There is no way to conclusively solve the puzzle except by re-examining both all reported plant HZs and cases of plant hybridisation where no HZ was reported, a task that is out of reach. However, a review of the literature for possible factors, based on both plant peculiarities and the ideas and practices of plant and animal scientists, may give clues to the big picture. Nevertheless, the proposed possible causal factors are non-mutually exclusive working hypotheses. With this approach, our conclusion is that the causes underlying the scarcity of recorded plant hybrid zones, despite the propensity of plants to hybridise, are most likely multifactorial. The potential factors listed above are likely to be complementary, partially overlapping and interacting. Factors such as the ‘botanical’ perception of hybridisation, which would be probably supported by a majority of botanists over decades, apply to most cases, and thus the weight of this factor in explaining the puzzle is high. Others may be more case-dependent. Looking at the features of plant hybrid zones collected or inferred by Abbott (2017)—and from the features we looked at additionally—it seems that there are no absolute regularities, either in general or in relation to the type of hybrid zone. However, considering the biological features that influence hybridisation, where plants have been reported to be more or less different from animals, the best-case scenario for departing from a classical HZ structure may involve weaker postzygotic than prezygotic barriers (Lowry et al. 2008; Widmer et al. 2009; Baack et al. 2015) and environmental-dependent selection. The latter was emphasised by Arnold (1997) and supported by several studies (Johnston et al. 2001; Rieseberg et al. 2003; Pinheiro et al. 2010; Jacquemyn et al. 2012). In scenarios that include these two features and a moderate seed dispersal capacity, even hybrid genotypes that are less fit than parental species in their close proximity and habitat would have improved chances of survival in non-close proximity and/or different habitats. Such scenarios could lead to dispersed spatial structures, close to the mosaic zone model that Abbott (2017) concludes is the most frequent in his review, to the ‘evolutionary novelty model’, or —depending on the frequency of successful hybrid genotypes— to no HZ at all, and would also fit Harrison’s (1993) notion of diffuse plant HZs.

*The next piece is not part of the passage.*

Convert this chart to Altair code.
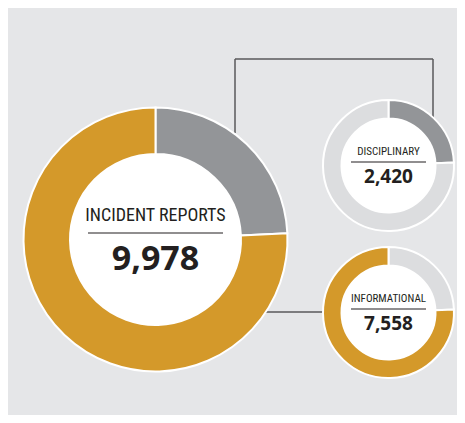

Beyond this possible scenario, it is difficult to generalise further causes for the puzzle discussed here. With the exception of a few plant groups in which HZs have been studied in detail (e.g., Helianthus, Iris, Mimulus, Picea, Populus, Quercus, Senecio), the information provided in studies is insufficient to investigate the involvement of possible causes for the puzzle. Therefore, even though some plant features suggest that plant hybrid zones are less common than animal hybrid zones, we cannot at this point conclusively reject the null hypothesis that the low number of plant hybrid zones is an artefact, and we encourage future studies to address this issue in the light of forthcoming more comprehensive data.